The liquidation preference clause is of particular importance in the frame of venture capital transactions, because it determines the return that each investor will receive upon an exit of the company.
The liquidation preference clause applies when the venture capital fund exits the portfolio company through a liquidation event, a concept that typically includes the company’s liquidation, the transfer of all the company shares (by means of sale or merger) and the sale of the company’s business. In all these cases, certain proceeds are generated that, if it weren’t for the mechanics of the liquidation preference clause, would be distributed (directly or indirectly, depending on the type of liquidation event) among the shareholders in proportion to their holdings of shares in the portfolio company. A liquidation preference basically works as a downside protection of the invested capital in low-return scenarios.
In general terms, the aim of the liquidation preference is allowing the investor to recover the invested amount (or a multiple of the invested amount) with priority over the rest of the shareholders. There are three different types of liquidation preference:
• Non-participating, which grants the investors the right to recover an amount equal to their investment in the portfolio company or a multiple of it (for example, twice or three times the investment). After receiving the preferred amount, the remaining proceeds are distributed among the rest of the shareholders and, therefore, the investor does not participate in that distribution. This type of liquidation preference tends to be the most favourable to the founders of the company.
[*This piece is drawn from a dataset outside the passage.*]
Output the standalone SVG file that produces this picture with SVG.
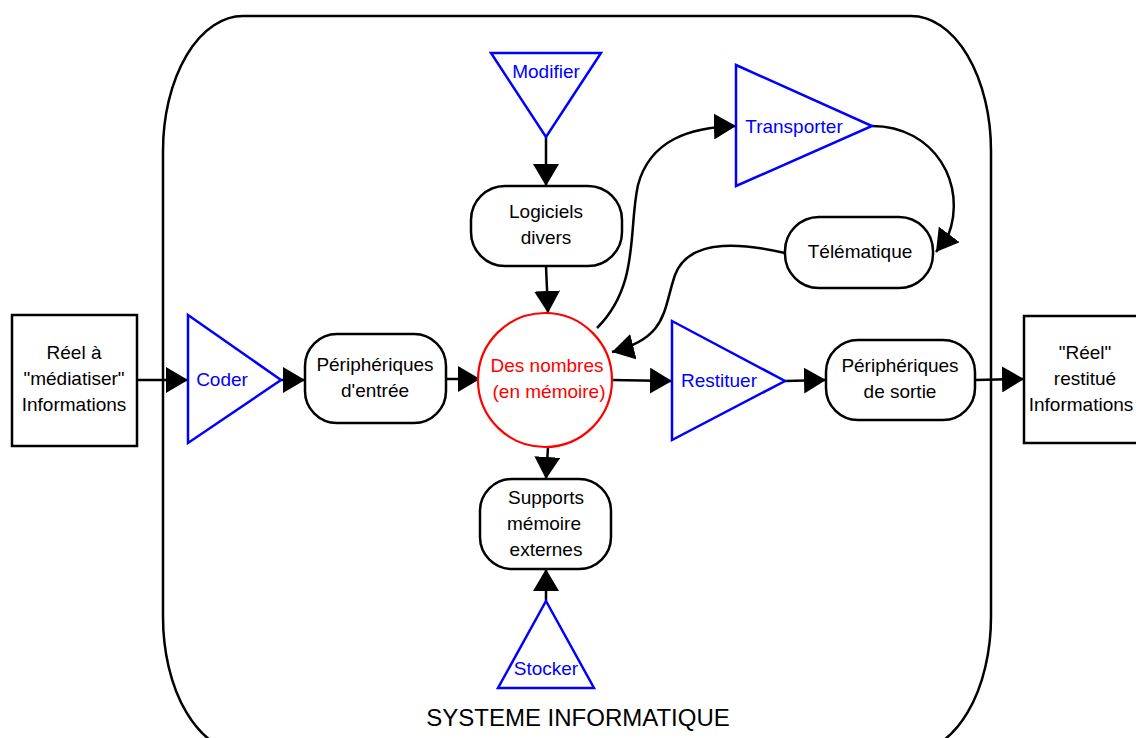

• Full participating, which gives the investors the right to recover their investment (or a multiple of it) and, in addition, to participate in the distribution of the remaining liquidation proceeds, on a pro rata basis with the rest of the shareholders. This type of liquidation preference is the most favourable to the investors of the company.
• Capped participating, which grants the investors the right to recover the amount of their investment with priority over the rest of the shareholders, and subsequently, to participate in the distribution of the remaining proceeds, on a pro rata basis with the rest of the shareholders, until a maximum amount is reached, which tends to be a multiple of the investment (usually between 2 times and 3 times the invested amount). Once the cap is reached, the funds will be distributed exclusively among the common shareholders, without the preferred shareholders participating in the distribution.
In high return scenarios, the non-participating and the capped participating liquidation preferences may result in the investors receiving less proceeds than what they would have received in case they would have participated in the distribution pro rata to their holding of shares in the portfolio company. For this reason, the investor will always have the right to voluntarily convert their shares into common shares, forfeiting their liquidation preference, and participating in the distribution on a pro rata basis with the remaining common shareholders.
Finally, it is important to take into account that the liquidation preferences generate the so called zones of misalignment or dead zones, in which the interest of the common shareholders and that of the preferred shareholders diverge, as a result of the operation of the liquidation preference.
• In the non-participating liquidation preference, the dead zone appears when the proceeds to be distributed are between the liquidation preference amount (1x, 2x…) and the amount that the investors would receive upon conversion into common shares. In that dead zone, the investors have no incentive to pursue an increase in the exit price, since their return remains flat, while the founders do actually benefit from such rise of the exit proceeds.
• In the full participating liquidation preference, there is no dead zone, which means that the interests of both parties are always aligned. Once the investors have received their liquidation preference, to the extent they subsequently participate in the distribution of the remaining proceeds, the investors will always increase their return and will never be interested in receiving the distribution on an as-converted basis.
• In the capped participating liquidation preference the situation is a combination of the previous two. The interests of both parties are aligned until the moment the investors reach their capped participation in the distribution of proceeds. Once the investors reach that cap, the dead zone reappears, and investors remain indifferent to the valuation of the company (since their return remains at a standstill), while the founders increase their liquidation proceeds as the amount to be distributed keeps rising. The turning point (which aligns investors and founders) takes place at the moment the investors would receive a higher return by converting their shares into common, rather than maintaining their liquidation preference.
The dead zones are increasingly more complicated when the company goes through additional financing rounds and when new investors in those rounds have priority in the distribution over the previous investors and, obviously, over the founders. That is why it is important to take into account these aspects when negotiating the liquidation preference clauses and always seek a balance between the interests of investors and founders.